Samurai Farai is a young, vibrant and independent,
contemporary artist from South Africa. Moulded by the culture and dynamics of this complex space, he is not just an artist, but a curator, gallery founder and art dealer too.

His work draws inspiration from the details of people in society, the happenings and nuances between human dynamics as well as the conversation of what occurs beneath the surface of all of us as people: emotionally, psychologically and spiritually. A large facet of his work surrounds mental health and the multiple versions of self that one human can possess. His art uses bright, bold and courageous colour and the use of line to communicate an almost optimistic and childlike hope.

Reference: samuraifarai.com

Mokoena Mositi

Mokoena Mositi, also known as $kyline (b. 2001) is a multifaceted visual artist, portraitist, and fashion designer from the icy town of Bethlehem in the Eastern Free State, South Africa.

$kyline’s obsession with fashion has led him to create artworks that investigate contemporary fashion culture and the issues associated with it such as consumerism, materialism, and identity.  He predominantly works with textiles, fabrics, embroidery, and quilting. He is inspired by artists and designers like Ian Connor, Junya Watanabe, Bisa Butler, A$AP Nast, Jeremy Scott, Louis de Villiers(formerly Skullboy), Bonolo Kavula, and  Wanda Lephoto.

He aims to change people’s perception of fashion trends that are ostracized from the norm of society and seen as peculiar, while also informing people who may not know a lot about fashion culture.

In 2022 he was chosen as part of the Top 24 finalist exhibition for the New Breed Art Competition. In 2023 he was also selected as a Top 250 finalist for the prestigious National Portrait Award hosted by Rust-en-Vrede Gallery in Cape Town. He also forms part of the top 100 Sasol New Signatures exhibition at Pretoria Art Museum for 2023. $kyline is exclusively represented by the Free State Art Collective, founded and headed up by Karen Brusch.
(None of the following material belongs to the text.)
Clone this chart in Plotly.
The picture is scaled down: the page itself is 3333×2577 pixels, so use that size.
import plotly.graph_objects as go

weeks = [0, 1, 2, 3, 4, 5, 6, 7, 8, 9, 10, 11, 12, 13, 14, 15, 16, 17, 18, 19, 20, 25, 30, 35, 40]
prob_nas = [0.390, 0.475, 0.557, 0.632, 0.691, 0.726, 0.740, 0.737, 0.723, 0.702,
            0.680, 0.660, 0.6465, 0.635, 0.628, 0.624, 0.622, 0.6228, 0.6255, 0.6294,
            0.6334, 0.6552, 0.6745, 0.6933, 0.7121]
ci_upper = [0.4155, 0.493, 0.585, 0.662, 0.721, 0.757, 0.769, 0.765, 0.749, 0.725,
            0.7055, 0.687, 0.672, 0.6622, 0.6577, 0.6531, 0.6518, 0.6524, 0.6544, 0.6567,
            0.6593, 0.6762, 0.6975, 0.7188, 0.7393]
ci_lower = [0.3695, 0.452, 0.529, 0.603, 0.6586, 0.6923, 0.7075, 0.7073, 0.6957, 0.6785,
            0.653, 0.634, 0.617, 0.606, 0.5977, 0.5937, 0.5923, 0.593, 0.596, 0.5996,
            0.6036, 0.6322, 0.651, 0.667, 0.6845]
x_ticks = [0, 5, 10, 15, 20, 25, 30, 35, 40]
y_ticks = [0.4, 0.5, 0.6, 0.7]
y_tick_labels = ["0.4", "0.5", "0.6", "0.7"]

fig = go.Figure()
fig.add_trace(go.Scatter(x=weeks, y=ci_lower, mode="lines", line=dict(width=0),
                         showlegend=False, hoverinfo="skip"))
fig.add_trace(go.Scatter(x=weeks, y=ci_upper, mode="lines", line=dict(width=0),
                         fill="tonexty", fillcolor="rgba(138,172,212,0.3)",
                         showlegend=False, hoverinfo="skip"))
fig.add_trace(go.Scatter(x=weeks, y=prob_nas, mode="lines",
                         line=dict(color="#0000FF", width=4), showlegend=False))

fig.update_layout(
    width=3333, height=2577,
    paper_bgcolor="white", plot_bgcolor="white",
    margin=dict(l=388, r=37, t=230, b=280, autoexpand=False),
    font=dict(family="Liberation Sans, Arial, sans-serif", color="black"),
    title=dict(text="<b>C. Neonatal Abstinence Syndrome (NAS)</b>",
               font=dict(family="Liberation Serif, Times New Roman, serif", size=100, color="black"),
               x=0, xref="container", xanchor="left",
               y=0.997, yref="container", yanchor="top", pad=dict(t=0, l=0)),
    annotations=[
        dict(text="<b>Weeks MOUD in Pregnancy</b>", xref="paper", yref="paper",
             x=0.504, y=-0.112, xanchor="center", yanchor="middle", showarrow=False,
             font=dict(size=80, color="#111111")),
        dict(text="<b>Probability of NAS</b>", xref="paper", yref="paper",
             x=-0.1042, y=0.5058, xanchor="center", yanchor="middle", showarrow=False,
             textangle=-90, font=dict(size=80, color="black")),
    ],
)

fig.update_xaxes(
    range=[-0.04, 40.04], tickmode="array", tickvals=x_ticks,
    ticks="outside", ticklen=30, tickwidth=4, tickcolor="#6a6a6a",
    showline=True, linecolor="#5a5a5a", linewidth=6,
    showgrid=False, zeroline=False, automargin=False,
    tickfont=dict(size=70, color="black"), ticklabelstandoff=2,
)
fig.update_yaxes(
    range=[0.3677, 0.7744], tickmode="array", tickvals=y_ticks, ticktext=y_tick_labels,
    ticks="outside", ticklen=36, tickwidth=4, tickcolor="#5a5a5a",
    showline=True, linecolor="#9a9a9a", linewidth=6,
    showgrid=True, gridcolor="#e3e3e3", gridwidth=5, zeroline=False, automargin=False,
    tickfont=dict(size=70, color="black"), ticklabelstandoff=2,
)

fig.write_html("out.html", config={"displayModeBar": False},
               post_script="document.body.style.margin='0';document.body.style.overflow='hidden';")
Reference: newbreedart.co.za

Masindi Mbolekwa

Masindi Ikhona Nafisa Mbolekwa (b. 2002) is a young artist living and practising in Johannesburg, South Africa. Mbolekwa’s primary practice is a conversation with painting, history, culture, space, community, and God. Born into a proud and rich indigenous culture in a space of little tolerance, he finds himself caught between the necessity of modernism, and the romance of tradition; the institutional pull of the West, and the soul-bound call of home. In interrogating identity, colonial mechanisms, religion, metaphysics, and the popularized, mythicized histories of “man” (as centred on the hegemonic West), he fashions a mythos of his own: an explorative pseudo-narrative to ground his experienced state of ‘groundlessness’. A reflection of liminality, a questioning of binaries both real and constructed, a debate with God, an ethereal safe space, a descent into the shadows of the divine.

Reference: theviewingroom.co.za

Edward Wakefield

3D printer, artist, creative and entrepreneur.
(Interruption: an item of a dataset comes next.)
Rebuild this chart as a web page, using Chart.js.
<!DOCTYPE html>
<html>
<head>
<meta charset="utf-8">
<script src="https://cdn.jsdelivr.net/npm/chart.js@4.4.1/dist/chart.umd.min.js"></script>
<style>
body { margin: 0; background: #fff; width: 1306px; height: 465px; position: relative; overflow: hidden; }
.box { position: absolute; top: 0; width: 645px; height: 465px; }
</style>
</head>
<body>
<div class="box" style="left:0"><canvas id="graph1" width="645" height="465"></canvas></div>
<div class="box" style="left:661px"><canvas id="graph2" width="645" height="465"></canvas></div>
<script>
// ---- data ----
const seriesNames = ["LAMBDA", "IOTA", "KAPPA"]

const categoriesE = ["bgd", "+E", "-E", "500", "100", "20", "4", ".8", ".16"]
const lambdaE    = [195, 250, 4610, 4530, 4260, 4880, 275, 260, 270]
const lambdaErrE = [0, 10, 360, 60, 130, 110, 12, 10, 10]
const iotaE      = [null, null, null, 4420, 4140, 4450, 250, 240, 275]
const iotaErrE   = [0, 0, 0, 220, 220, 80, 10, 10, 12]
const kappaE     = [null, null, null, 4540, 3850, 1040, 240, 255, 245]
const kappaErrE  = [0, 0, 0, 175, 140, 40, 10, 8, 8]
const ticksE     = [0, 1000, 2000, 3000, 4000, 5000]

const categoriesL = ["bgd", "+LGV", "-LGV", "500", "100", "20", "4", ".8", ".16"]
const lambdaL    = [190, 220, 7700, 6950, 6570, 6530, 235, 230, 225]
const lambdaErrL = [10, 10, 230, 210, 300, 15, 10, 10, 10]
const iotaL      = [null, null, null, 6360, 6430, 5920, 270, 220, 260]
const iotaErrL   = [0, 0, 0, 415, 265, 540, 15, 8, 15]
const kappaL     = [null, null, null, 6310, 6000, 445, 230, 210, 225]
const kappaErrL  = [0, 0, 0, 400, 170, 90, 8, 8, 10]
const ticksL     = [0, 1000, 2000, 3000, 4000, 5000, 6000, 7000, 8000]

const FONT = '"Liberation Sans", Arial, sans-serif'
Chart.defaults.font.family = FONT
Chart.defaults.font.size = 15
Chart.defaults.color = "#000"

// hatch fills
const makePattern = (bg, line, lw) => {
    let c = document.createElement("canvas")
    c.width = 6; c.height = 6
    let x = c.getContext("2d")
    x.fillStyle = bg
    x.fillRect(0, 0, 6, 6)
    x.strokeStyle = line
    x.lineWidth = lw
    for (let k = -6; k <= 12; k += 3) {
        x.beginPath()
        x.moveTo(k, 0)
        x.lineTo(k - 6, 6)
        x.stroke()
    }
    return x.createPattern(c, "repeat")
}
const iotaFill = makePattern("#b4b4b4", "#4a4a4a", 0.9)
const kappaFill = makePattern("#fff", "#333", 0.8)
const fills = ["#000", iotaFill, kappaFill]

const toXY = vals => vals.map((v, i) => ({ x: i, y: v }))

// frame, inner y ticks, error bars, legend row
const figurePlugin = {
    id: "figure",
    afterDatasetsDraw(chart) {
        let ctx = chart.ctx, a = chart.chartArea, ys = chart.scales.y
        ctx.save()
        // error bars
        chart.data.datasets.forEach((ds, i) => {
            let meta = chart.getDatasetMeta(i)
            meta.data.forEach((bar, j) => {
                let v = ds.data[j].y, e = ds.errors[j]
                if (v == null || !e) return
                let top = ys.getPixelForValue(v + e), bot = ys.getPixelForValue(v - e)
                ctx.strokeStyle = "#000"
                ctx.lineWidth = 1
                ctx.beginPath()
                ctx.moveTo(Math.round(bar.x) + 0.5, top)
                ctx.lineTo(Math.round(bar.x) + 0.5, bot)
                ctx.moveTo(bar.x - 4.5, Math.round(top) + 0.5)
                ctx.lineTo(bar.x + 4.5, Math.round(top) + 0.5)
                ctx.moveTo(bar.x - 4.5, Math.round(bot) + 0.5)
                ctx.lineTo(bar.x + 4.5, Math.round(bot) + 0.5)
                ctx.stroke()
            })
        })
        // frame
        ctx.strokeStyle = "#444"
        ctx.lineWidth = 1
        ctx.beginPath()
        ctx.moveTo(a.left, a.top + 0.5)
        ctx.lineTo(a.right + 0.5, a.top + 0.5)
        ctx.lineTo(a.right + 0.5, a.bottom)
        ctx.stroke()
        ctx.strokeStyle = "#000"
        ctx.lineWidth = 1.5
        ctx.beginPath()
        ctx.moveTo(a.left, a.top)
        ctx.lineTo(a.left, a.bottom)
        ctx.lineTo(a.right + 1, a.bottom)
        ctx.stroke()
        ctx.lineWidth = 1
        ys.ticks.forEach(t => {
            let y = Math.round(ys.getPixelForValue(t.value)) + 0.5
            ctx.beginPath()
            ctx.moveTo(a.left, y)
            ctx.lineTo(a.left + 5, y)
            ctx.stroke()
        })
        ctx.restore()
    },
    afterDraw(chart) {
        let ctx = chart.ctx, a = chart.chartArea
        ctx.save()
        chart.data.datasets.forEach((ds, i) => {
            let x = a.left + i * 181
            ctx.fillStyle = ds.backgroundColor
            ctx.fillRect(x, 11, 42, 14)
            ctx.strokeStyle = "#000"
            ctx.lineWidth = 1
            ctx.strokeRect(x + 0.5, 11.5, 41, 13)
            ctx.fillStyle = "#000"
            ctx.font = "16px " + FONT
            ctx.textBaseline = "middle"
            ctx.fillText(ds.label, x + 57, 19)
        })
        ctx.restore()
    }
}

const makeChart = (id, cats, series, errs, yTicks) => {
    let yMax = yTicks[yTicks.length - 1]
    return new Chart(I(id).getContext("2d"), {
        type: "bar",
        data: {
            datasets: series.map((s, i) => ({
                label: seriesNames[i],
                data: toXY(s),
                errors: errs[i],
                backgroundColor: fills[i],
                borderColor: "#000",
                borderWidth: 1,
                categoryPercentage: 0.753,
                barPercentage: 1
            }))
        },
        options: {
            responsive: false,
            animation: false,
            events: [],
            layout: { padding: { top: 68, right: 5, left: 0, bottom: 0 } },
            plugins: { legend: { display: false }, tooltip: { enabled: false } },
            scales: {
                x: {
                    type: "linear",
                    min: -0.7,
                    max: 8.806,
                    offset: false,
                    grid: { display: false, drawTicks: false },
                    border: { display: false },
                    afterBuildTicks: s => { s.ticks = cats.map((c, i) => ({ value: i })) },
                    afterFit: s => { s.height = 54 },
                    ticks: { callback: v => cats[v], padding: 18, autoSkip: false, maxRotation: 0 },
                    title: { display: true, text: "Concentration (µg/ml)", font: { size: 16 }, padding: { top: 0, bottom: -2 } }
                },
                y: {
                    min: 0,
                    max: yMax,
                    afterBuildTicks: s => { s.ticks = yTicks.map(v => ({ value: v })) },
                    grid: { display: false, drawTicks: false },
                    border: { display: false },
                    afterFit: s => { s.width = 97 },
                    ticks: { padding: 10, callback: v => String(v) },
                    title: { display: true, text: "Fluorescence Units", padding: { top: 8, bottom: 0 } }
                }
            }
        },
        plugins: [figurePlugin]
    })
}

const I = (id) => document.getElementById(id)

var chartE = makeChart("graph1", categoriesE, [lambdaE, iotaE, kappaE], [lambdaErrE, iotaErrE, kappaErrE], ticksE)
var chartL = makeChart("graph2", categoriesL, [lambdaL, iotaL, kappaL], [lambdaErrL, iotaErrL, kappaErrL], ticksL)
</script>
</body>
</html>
Reference: latitudes.online

Heike Allerton

A painter living outside of Franschhoek, Cape Town. Allerton’s work has always been consumed with the female body and the stories and histories carried in this body. She lives in an area where the trauma of South Africa’s violent history can be seen in the women she encounters every day. “I do not claim to be their voice – I only wish to acknowledge them and affirm that I see them,” says Allerton.

Reference: saatchiart.com

Sue Martin

Sue Martin is a South African artist, working primarily in mixed media, contemporary style paintings.

Sue grew up in the 1960s in Natal. From an early age, she was fascinated by the creative process and went on to study towards a Fine Arts Degree at the University of Natal, Pietermaritzburg.

Sue enjoys experimenting with various media, including photography.

Her constant, the use of oil pigments, often sits on the surface, hovering above the landscape. There is a sense of the figures being displaced from their surroundings.